▸ Work to do:
Print the material below exactly as it stands, please, from its first line to the line holding "const yGrid = [80, 120, 160, 200];", with no pictures.

--- start of Supplied material ---

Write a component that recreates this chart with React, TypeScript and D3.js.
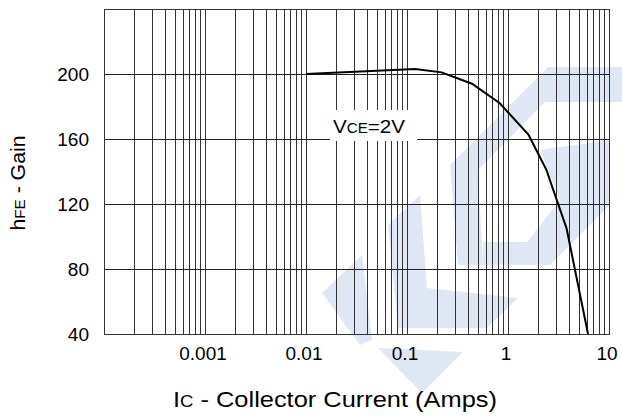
import React, { useEffect, useRef } from 'react';
import * as d3 from 'd3';

// collector current (A) vs. hFE
const icAmps = [0.01, 0.12, 0.22, 0.44, 0.83, 1.6, 2.4, 3.8, 6.2];
const hfeGain = [200, 203, 201, 194, 182, 162.5, 141, 105, 40];

const xTicks = [0.001, 0.01, 0.1, 1, 10];
const xTickLabels = ['0.001', '0.01', '0.1', '1', '10'];
const yTicks = [40, 80, 120, 160, 200];
const yGrid = [80, 120, 160, 200];

// watermark logo outline (pixel coords), just decoration behind the grid
const watermark = [
  [[513, 102], [548, 67], [622, 67], [622, 102]],
  [[513, 102], [545, 102], [478, 170], [483, 265], [458, 265], [450, 165]],
  [[540, 150], [610, 140], [610, 205], [550, 265], [483, 265], [483, 242], [527, 242], [560, 200]],
  [[388, 225], [420, 195], [427, 288], [518, 298], [487, 328], [398, 328]],
  [[322, 293], [362, 255], [372, 340], [360, 345]],
  [[378, 348], [463, 352], [422, 393]],
];

const FONT = '"Liberation Sans", Arial, sans-serif';

export default function App() {
  const ref = useRef<SVGSVGElement | null>(null);

  useEffect(() => {
    const svg = d3.select(ref.current);
    svg.selectAll('*').remove();

    const left = 104, right = 609, top = 9, bottom = 334;
    const x = d3.scaleLog().domain([1e-4, 10]).range([left, right]);
    const y = d3.scaleLinear().domain([40, 240]).range([bottom, top]);

    svg.append('g')
      .selectAll('path')
      .data(watermark)
      .enter().append('path')
      .attr('d', (d) => 'M' + d.map((p) => p.join(',')).join('L') + 'Z')
      .attr('fill', '#dfe6f4');

    // vertical grid, 1..9 in every decade
    const vlines: number[] = [];
    for (let e = -4; e < 1; e++) {
      for (let k = 1; k < 10; k++) vlines.push(k * Math.pow(10, e));
    }
    svg.append('g')
      .selectAll('line')
      .data(vlines)
      .enter().append('line')
      .attr('x1', (d) => Math.round(x(d)) + 0.5)
      .attr('x2', (d) => Math.round(x(d)) + 0.5)
      .attr('y1', top)
      .attr('y2', bottom)
      .attr('stroke', '#333')
      .attr('stroke-width', 1);

    svg.append('g')
      .selectAll('line')
      .data(yGrid)
      .enter().append('line')
      .attr('x1', left)
      .attr('x2', right)
      .attr('y1', (d) => Math.round(y(d)) + 0.5)
      .attr('y2', (d) => Math.round(y(d)) + 0.5)
      .attr('stroke', '#222')
      .attr('stroke-width', 1);

    svg.append('rect')
      .attr('x', left + 0.5)
      .attr('y', top + 0.5)
      .attr('width', right - left)
      .attr('height', bottom - top)
      .attr('fill', 'none')
      .attr('stroke', '#333');

    // label box knocks out the grid
    svg.append('rect')
      .attr('x', 330)
      .attr('y', 110)
      .attr('width', 87)
      .attr('height', 31)
      .attr('fill', '#fff');

    const vce = svg.append('text')
      .attr('x', 333)
      .attr('y', 133)
      .attr('textLength', 72)
      .attr('lengthAdjust', 'spacingAndGlyphs')
      .style('font-family', FONT)
      .style('font-size', '19px');
    vce.append('tspan').text('V');
    vce.append('tspan').style('font-size', '14px').text('CE');
    vce.append('tspan').text('=2V');

    const line = d3.line<number>()
      .x((d, i) => x(icAmps[i]))
      .y((d) => y(d));
    svg.append('path')
      .attr('d', line(hfeGain))
      .attr('fill', 'none')
      .attr('stroke', '#000')
      .attr('stroke-width', 2);

    svg.append('g')
      .selectAll('text')
      .data(yTicks)
      .enter().append('text')
      .attr('x', 89)
      .attr('y', (d) => y(d))
      .attr('dy', '0.36em')
      .attr('text-anchor', 'end')
      .style('font-family', FONT)
      .style('font-size', '19px')
      .text((d) => d);

    svg.append('g')
      .selectAll('text')
      .data(xTicks)
      .enter().append('text')
      .attr('x', (d) => x(d) - 2)
      .attr('y', 360)
      .attr('text-anchor', 'middle')
      .style('font-family', FONT)
      .style('font-size', '19px')
      .text((d, i) => xTickLabels[i]);

    const xt = svg.append('text')
      .attr('x', 173)
      .attr('y', 407)
      .attr('textLength', 324)
      .attr('lengthAdjust', 'spacingAndGlyphs')
      .style('font-family', FONT)
      .style('font-size', '22px');
    xt.append('tspan').text('I');
    xt.append('tspan').style('font-size', '16px').text('C');
    xt.append('tspan').text(' - Collector Current (Amps)');

    const yt = svg.append('text')
      .attr('transform', 'translate(25,183) rotate(-90)')
      .attr('text-anchor', 'middle')
      .attr('textLength', 95)
      .attr('lengthAdjust', 'spacingAndGlyphs')
      .style('font-family', FONT)
      .style('font-size', '21px');
    yt.append('tspan').text('h');
    yt.append('tspan').style('font-size', '15px').text('FE');
    yt.append('tspan').text(' - Gain');
  }, []);

  return (
    <svg
      ref={ref}
      width={622}
      height={419}
      style={{ position: 'absolute', left: 0, top: 0, background: '#fff' }}
    />
  );
}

--- end of Supplied material ---

▸ Exercise response:
Write a component that recreates this chart with React, TypeScript and D3.js.
import React, { useEffect, useRef } from 'react';
import * as d3 from 'd3';

// collector current (A) vs. hFE
const icAmps = [0.01, 0.12, 0.22, 0.44, 0.83, 1.6, 2.4, 3.8, 6.2];
const hfeGain = [200, 203, 201, 194, 182, 162.5, 141, 105, 40];

const xTicks = [0.001, 0.01, 0.1, 1, 10];
const xTickLabels = ['0.001', '0.01', '0.1', '1', '10'];
const yTicks = [40, 80, 120, 160, 200];
const yGrid = [80, 120, 160, 200];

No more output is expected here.